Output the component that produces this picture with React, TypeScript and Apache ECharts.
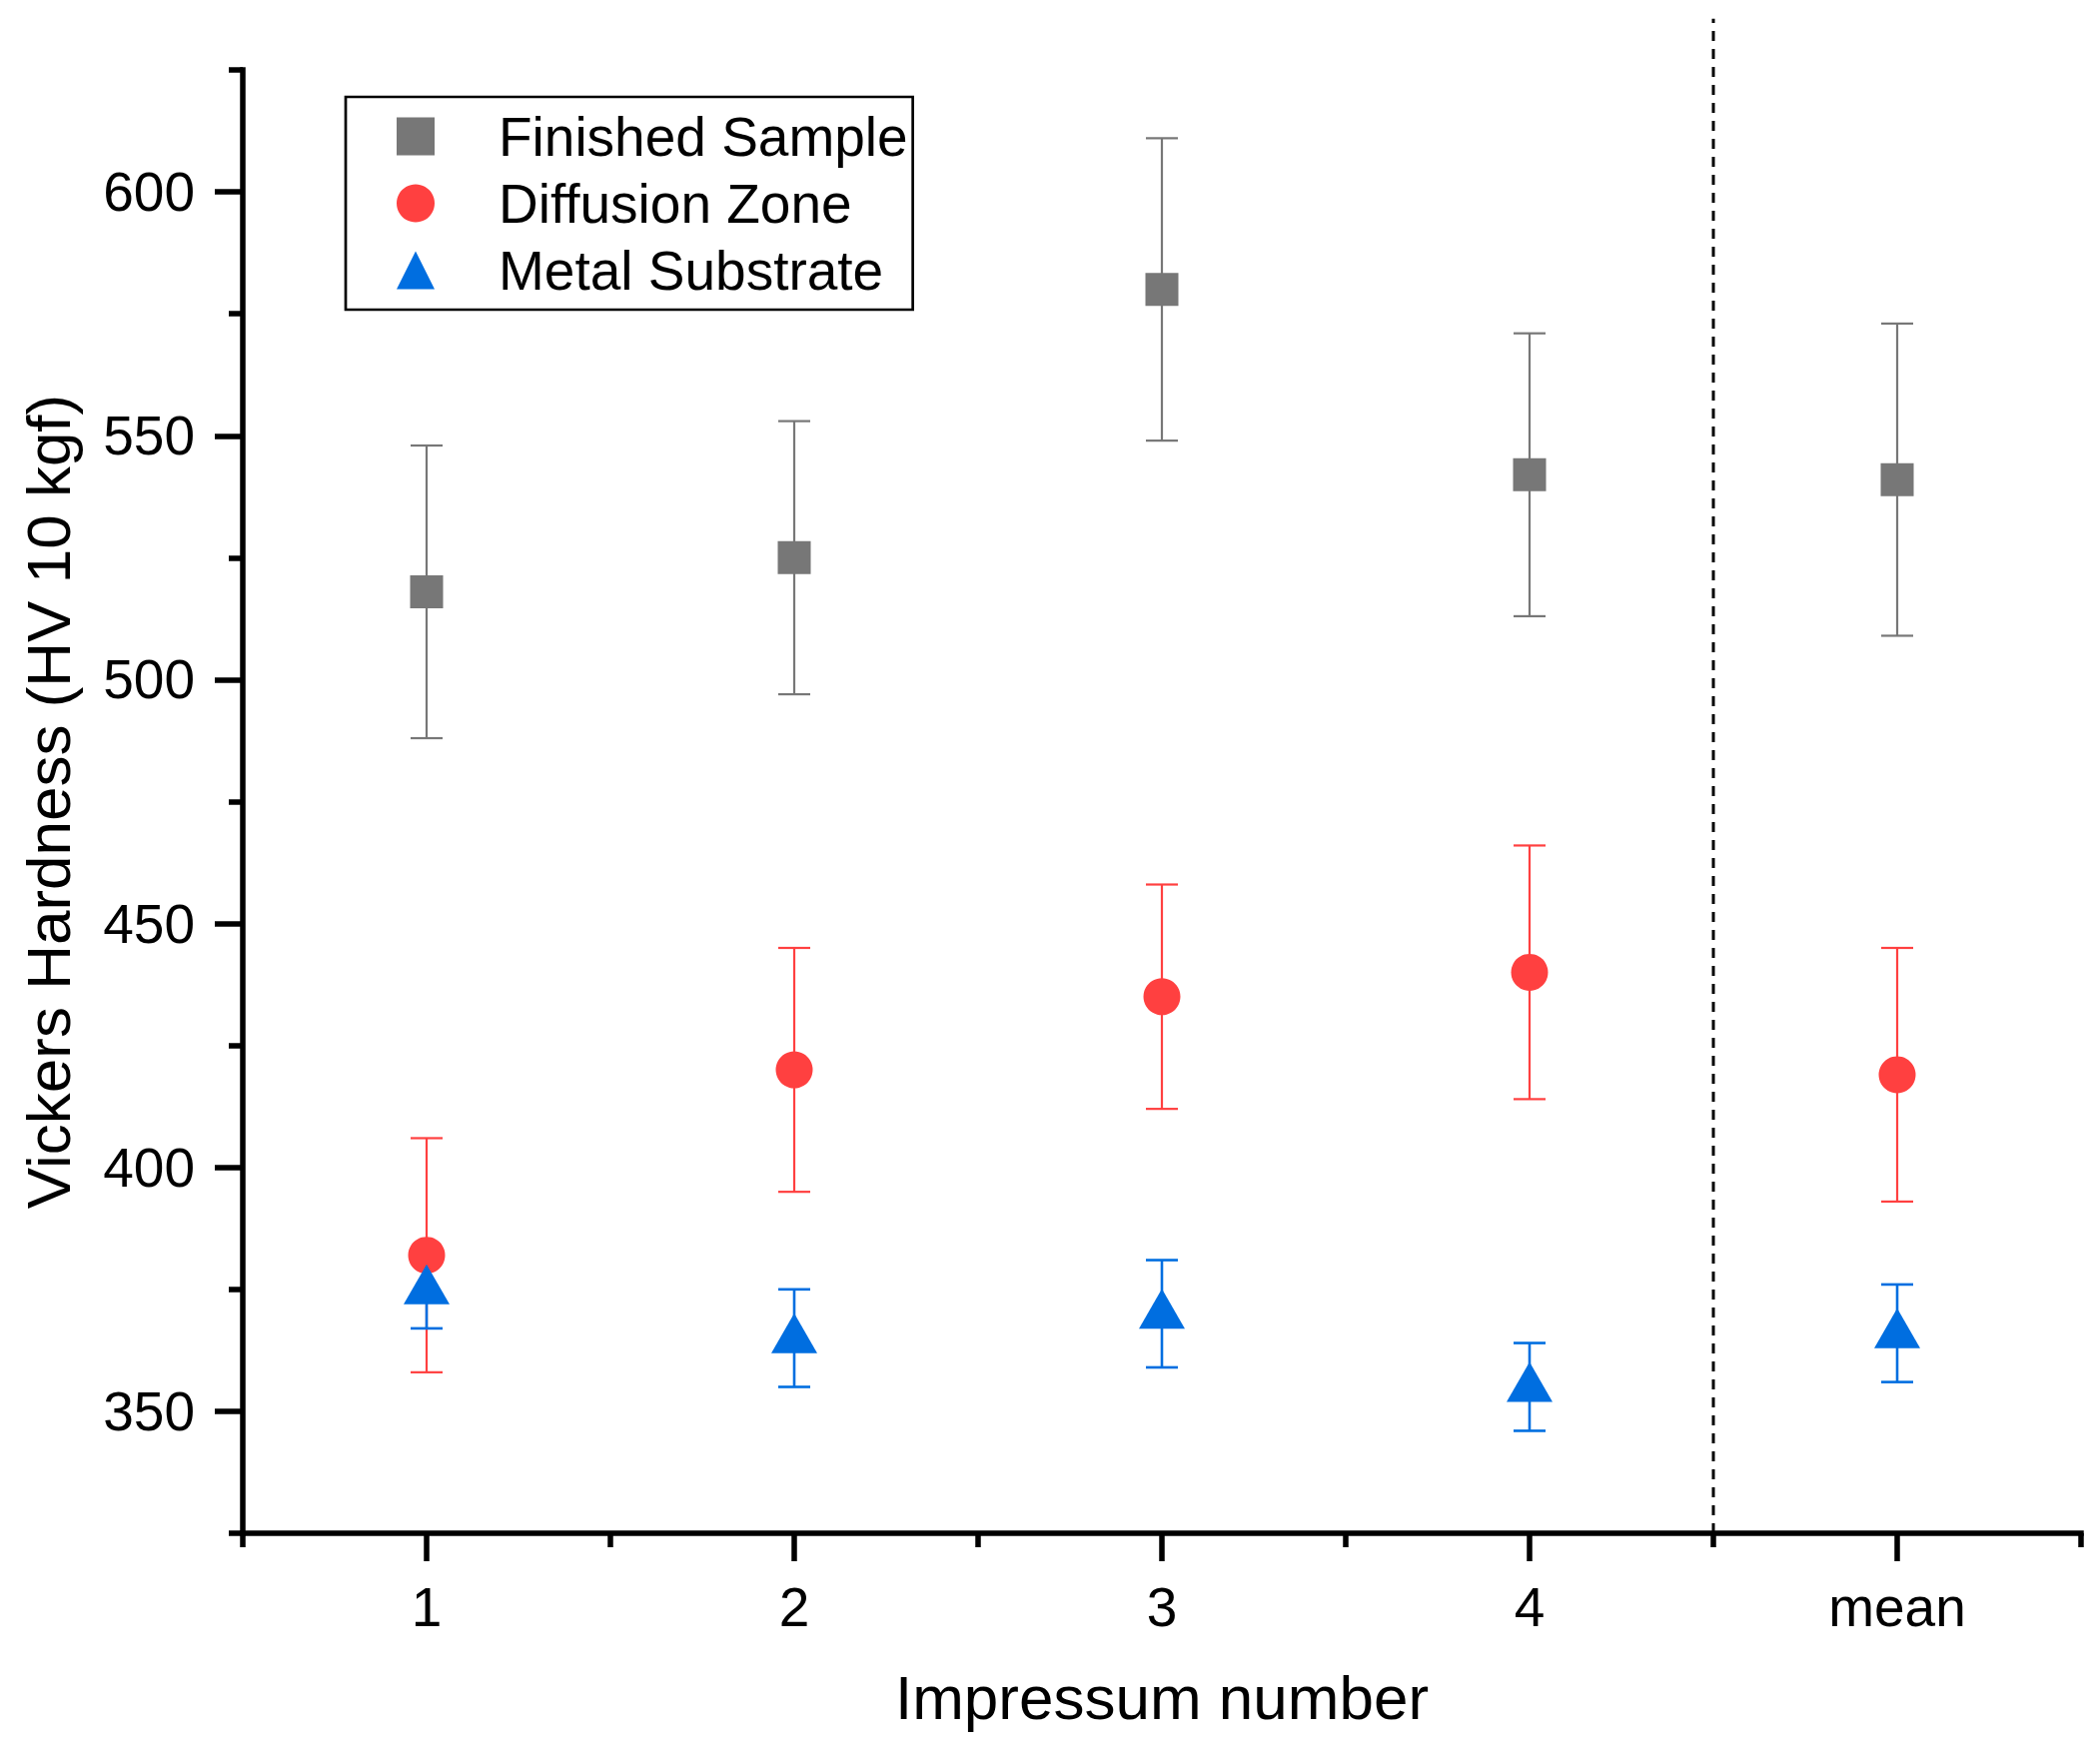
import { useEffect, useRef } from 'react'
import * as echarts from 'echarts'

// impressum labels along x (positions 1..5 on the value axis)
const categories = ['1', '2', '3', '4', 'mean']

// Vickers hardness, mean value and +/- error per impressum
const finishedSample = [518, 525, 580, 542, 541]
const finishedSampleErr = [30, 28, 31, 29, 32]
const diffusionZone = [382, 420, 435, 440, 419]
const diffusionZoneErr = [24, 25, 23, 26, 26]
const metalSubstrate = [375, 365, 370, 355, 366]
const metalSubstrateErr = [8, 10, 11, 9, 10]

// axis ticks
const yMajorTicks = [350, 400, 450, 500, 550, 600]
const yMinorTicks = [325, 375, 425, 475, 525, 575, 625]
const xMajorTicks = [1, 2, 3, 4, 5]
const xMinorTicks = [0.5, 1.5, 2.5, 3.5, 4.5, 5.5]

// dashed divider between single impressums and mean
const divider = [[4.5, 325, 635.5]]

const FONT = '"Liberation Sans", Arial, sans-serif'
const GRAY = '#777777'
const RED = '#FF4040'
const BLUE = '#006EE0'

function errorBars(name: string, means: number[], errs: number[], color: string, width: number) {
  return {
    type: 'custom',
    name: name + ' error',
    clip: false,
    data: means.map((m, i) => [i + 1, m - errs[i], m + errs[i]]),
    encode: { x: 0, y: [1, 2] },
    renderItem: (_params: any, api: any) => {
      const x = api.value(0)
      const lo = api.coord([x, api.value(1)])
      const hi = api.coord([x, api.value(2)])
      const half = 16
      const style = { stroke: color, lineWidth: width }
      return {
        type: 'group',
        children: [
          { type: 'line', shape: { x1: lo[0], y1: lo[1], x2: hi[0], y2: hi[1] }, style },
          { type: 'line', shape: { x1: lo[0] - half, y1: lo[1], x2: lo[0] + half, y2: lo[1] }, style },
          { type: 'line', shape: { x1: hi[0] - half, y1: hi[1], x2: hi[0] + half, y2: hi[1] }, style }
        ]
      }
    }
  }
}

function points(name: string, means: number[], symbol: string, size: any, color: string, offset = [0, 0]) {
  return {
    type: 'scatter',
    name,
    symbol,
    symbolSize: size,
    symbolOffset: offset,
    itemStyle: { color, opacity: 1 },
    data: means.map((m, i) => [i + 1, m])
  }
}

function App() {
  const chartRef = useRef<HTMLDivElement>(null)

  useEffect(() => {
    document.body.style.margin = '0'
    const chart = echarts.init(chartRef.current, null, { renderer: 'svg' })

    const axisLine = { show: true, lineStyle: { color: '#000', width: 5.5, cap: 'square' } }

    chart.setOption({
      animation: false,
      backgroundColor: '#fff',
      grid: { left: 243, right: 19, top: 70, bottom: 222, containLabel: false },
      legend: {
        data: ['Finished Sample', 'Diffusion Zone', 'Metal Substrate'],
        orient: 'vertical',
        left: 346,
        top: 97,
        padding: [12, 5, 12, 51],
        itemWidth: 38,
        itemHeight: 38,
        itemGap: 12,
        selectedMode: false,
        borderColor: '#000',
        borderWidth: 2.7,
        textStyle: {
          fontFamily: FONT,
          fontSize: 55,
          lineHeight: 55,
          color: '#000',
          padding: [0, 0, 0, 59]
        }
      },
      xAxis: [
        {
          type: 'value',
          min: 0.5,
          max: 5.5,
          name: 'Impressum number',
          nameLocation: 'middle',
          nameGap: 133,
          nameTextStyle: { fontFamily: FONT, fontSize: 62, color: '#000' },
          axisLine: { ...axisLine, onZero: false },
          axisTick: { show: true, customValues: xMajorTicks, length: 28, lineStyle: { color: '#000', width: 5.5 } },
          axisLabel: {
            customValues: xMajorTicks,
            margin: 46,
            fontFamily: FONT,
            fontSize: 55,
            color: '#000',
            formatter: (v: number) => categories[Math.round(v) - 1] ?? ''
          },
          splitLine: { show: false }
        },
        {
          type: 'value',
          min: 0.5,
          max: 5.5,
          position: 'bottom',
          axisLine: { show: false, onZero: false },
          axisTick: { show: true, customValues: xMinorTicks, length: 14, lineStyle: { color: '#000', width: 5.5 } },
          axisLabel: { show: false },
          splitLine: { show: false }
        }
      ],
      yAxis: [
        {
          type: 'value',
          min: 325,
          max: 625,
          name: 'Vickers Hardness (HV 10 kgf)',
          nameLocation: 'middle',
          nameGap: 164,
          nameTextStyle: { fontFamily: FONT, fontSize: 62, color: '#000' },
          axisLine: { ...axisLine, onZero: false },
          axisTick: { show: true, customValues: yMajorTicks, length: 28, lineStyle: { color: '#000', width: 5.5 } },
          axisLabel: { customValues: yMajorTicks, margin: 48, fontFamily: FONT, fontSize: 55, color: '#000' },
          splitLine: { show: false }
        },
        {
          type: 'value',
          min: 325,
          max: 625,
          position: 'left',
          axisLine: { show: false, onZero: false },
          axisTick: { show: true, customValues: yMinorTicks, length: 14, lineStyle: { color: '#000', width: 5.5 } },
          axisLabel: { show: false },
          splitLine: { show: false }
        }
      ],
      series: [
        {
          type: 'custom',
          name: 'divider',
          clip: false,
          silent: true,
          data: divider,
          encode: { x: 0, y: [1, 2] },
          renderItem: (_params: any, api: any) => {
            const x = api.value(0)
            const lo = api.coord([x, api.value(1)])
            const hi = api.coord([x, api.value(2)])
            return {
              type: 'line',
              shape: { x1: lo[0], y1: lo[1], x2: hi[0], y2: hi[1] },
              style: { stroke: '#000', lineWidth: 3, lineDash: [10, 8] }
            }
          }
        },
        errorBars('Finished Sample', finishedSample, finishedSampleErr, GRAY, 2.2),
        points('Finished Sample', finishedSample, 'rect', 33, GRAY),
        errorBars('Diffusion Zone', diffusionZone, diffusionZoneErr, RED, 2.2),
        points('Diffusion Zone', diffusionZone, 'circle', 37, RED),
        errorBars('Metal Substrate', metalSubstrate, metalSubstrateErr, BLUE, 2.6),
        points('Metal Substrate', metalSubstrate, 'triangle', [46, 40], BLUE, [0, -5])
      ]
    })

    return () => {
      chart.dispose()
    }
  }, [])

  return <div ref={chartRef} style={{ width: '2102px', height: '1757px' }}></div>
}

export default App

## [Written problem]
Exclude every picture and copy the remaining data exactly.

## [Response for this exercise]
Output the component that produces this picture with React, TypeScript and Apache ECharts.
import { useEffect, useRef } from 'react'
import * as echarts from 'echarts'

// impressum labels along x (positions 1..5 on the value axis)
const categories = ['1', '2', '3', '4', 'mean']

// Vickers hardness, mean value and +/- error per impressum
const finishedSample = [518, 525, 580, 542, 541]
const finishedSampleErr = [30, 28, 31, 29, 32]
const diffusionZone = [382, 420, 435, 440, 419]
const diffusionZoneErr = [24, 25, 23, 26, 26]
const metalSubstrate = [375, 365, 370, 355, 366]
const metalSubstrateErr = [8, 10, 11, 9, 10]

// axis ticks
const yMajorTicks = [350, 400, 450, 500, 550, 600]
const yMinorTicks = [325, 375, 425, 475, 525, 575, 625]
const xMajorTicks = [1, 2, 3, 4, 5]
const xMinorTicks = [0.5, 1.5, 2.5, 3.5, 4.5, 5.5]

// dashed divider between single impressums and mean
const divider = [[4.5, 325, 635.5]]

const FONT = '"Liberation Sans", Arial, sans-serif'
const GRAY = '#777777'
const RED = '#FF4040'
const BLUE = '#006EE0'

function errorBars(name: string, means: number[], errs: number[], color: string, width: number) {
  return {
    type: 'custom',
    name: name + ' error',
    clip: false,
    data: means.map((m, i) => [i + 1, m - errs[i], m + errs[i]]),
    encode: { x: 0, y: [1, 2] },
    renderItem: (_params: any, api: any) => {
      const x = api.value(0)
      const lo = api.coord([x, api.value(1)])
      const hi = api.coord([x, api.value(2)])
      const half = 16
      const style = { stroke: color, lineWidth: width }
      return {
        type: 'group',
        children: [
          { type: 'line', shape: { x1: lo[0], y1: lo[1], x2: hi[0], y2: hi[1] }, style },
          { type: 'line', shape: { x1: lo[0] - half, y1: lo[1], x2: lo[0] + half, y2: lo[1] }, style },
          { type: 'line', shape: { x1: hi[0] - half, y1: hi[1], x2: hi[0] + half, y2: hi[1] }, style }
        ]
      }
    }
  }
}

function points(name: string, means: number[], symbol: string, size: any, color: string, offset = [0, 0]) {
  return {
    type: 'scatter',
    name,
    symbol,
    symbolSize: size,
    symbolOffset: offset,
    itemStyle: { color, opacity: 1 },
    data: means.map((m, i) => [i + 1, m])
  }
}

function App() {
  const chartRef = useRef<HTMLDivElement>(null)

  useEffect(() => {
    document.body.style.margin = '0'
    const chart = echarts.init(chartRef.current, null, { renderer: 'svg' })

    const axisLine = { show: true, lineStyle: { color: '#000', width: 5.5, cap: 'square' } }

    chart.setOption({
      animation: false,
      backgroundColor: '#fff',
      grid: { left: 243, right: 19, top: 70, bottom: 222, containLabel: false },
      legend: {
        data: ['Finished Sample', 'Diffusion Zone', 'Metal Substrate'],
        orient: 'vertical',
        left: 346,
        top: 97,
        padding: [12, 5, 12, 51],
        itemWidth: 38,
        itemHeight: 38,
        itemGap: 12,
        selectedMode: false,
        borderColor: '#000',
        borderWidth: 2.7,
        textStyle: {
          fontFamily: FONT,
          fontSize: 55,
          lineHeight: 55,
          color: '#000',
          padding: [0, 0, 0, 59]
        }
      },
      xAxis: [
        {
          type: 'value',
          min: 0.5,
          max: 5.5,
          name: 'Impressum number',
          nameLocation: 'middle',
          nameGap: 133,
          nameTextStyle: { fontFamily: FONT, fontSize: 62, color: '#000' },
          axisLine: { ...axisLine, onZero: false },
          axisTick: { show: true, customValues: xMajorTicks, length: 28, lineStyle: { color: '#000', width: 5.5 } },
          axisLabel: {
            customValues: xMajorTicks,
            margin: 46,
            fontFamily: FONT,
            fontSize: 55,
            color: '#000',
            formatter: (v: number) => categories[Math.round(v) - 1] ?? ''
          },
          splitLine: { show: false }
        },
        {
          type: 'value',
          min: 0.5,
          max: 5.5,
          position: 'bottom',
          axisLine: { show: false, onZero: false },
          axisTick: { show: true, customValues: xMinorTicks, length: 14, lineStyle: { color: '#000', width: 5.5 } },
          axisLabel: { show: false },
          splitLine: { show: false }
        }
      ],
      yAxis: [
        {
          type: 'value',
          min: 325,
          max: 625,
          name: 'Vickers Hardness (HV 10 kgf)',
          nameLocation: 'middle',
          nameGap: 164,
          nameTextStyle: { fontFamily: FONT, fontSize: 62, color: '#000' },
          axisLine: { ...axisLine, onZero: false },
          axisTick: { show: true, customValues: yMajorTicks, length: 28, lineStyle: { color: '#000', width: 5.5 } },
          axisLabel: { customValues: yMajorTicks, margin: 48, fontFamily: FONT, fontSize: 55, color: '#000' },
          splitLine: { show: false }
        },
        {
          type: 'value',
          min: 325,
          max: 625,
          position: 'left',
          axisLine: { show: false, onZero: false },
          axisTick: { show: true, customValues: yMinorTicks, length: 14, lineStyle: { color: '#000', width: 5.5 } },
          axisLabel: { show: false },
          splitLine: { show: false }
        }
      ],
      series: [
        {
          type: 'custom',
          name: 'divider',
          clip: false,
          silent: true,
          data: divider,
          encode: { x: 0, y: [1, 2] },
          renderItem: (_params: any, api: any) => {
            const x = api.value(0)
            const lo = api.coord([x, api.value(1)])
            const hi = api.coord([x, api.value(2)])
            return {
              type: 'line',
              shape: { x1: lo[0], y1: lo[1], x2: hi[0], y2: hi[1] },
              style: { stroke: '#000', lineWidth: 3, lineDash: [10, 8] }
            }
          }
        },
        errorBars('Finished Sample', finishedSample, finishedSampleErr, GRAY, 2.2),
        points('Finished Sample', finishedSample, 'rect', 33, GRAY),
        errorBars('Diffusion Zone', diffusionZone, diffusionZoneErr, RED, 2.2),
        points('Diffusion Zone', diffusionZone, 'circle', 37, RED),
        errorBars('Metal Substrate', metalSubstrate, metalSubstrateErr, BLUE, 2.6),
        points('Metal Substrate', metalSubstrate, 'triangle', [46, 40], BLUE, [0, -5])
      ]
    })

    return () => {
      chart.dispose()
    }
  }, [])

  return <div ref={chartRef} style={{ width: '2102px', height: '1757px' }}></div>
}

export default App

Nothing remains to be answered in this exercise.